Native bees seldom travel more than a quarter mile from their nests, so improving bee habitat can have a very direct benefit in your garden. The Xerces Society, a nonprofit insect preservation group based in Portland, Ore., suggests several simple ways to make your property more hospitable to native bees:

• Minimize the use of pesticides and avoid spraying botanical or biological insecticides in the morning, when native bees are most active.
• Grow a diverse selection of flowering plants (including as many native species as possible).
• Grow crops such as squash, sunflowers, blueberries and strawberries every year to maintain resident populations of the specialist bees that serve them.
• Leave some areas uncultivated so you don’t disturb bees that nest in the ground.

The same plants that attract butterflies and beneficial insects often attract native bees; both insect groups are most numerous where plants bloom over a long season. For example, early spring-blooming willows and redbuds can be followed by fruit trees, brambles and red clover before your summer vegetables and flowers take over as primary host plants. Then keep the pollen flowing into fall by growing late-blooming asters and allowing goldenrod to flourish along fence rows.
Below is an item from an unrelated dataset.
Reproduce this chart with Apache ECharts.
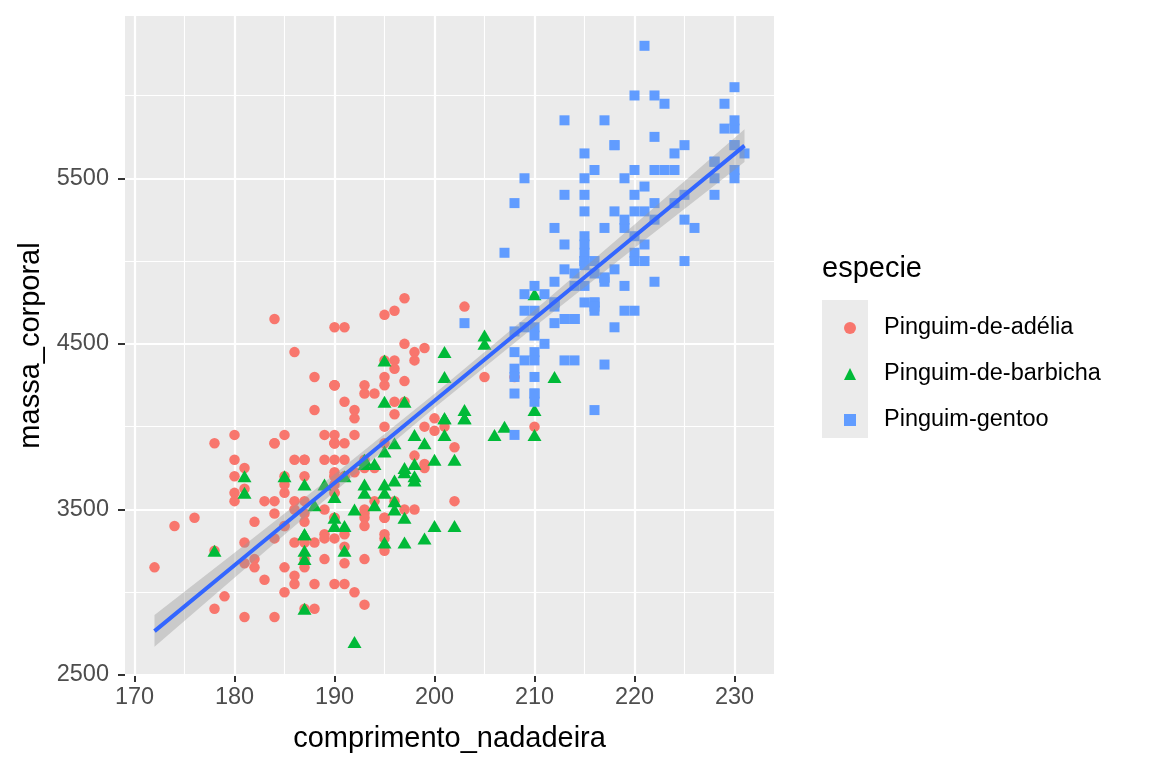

With a solid food supply nailed down, you can further encourage native bees by providing attractive nesting sites. For ground-nesting bees, a patch of uncultivated, well-drained soil that gets morning sun will work well as long as you avoid disturbing it with vehicles and tractors. You also can make a sand pile or sand pit — or simply fill a planter with sand and place it on a warm, south-facing slope. If you see bumblebees buzzing around the roots of a tree, leave them alone. They probably have established a colony in a burrow vacated by mice or voles.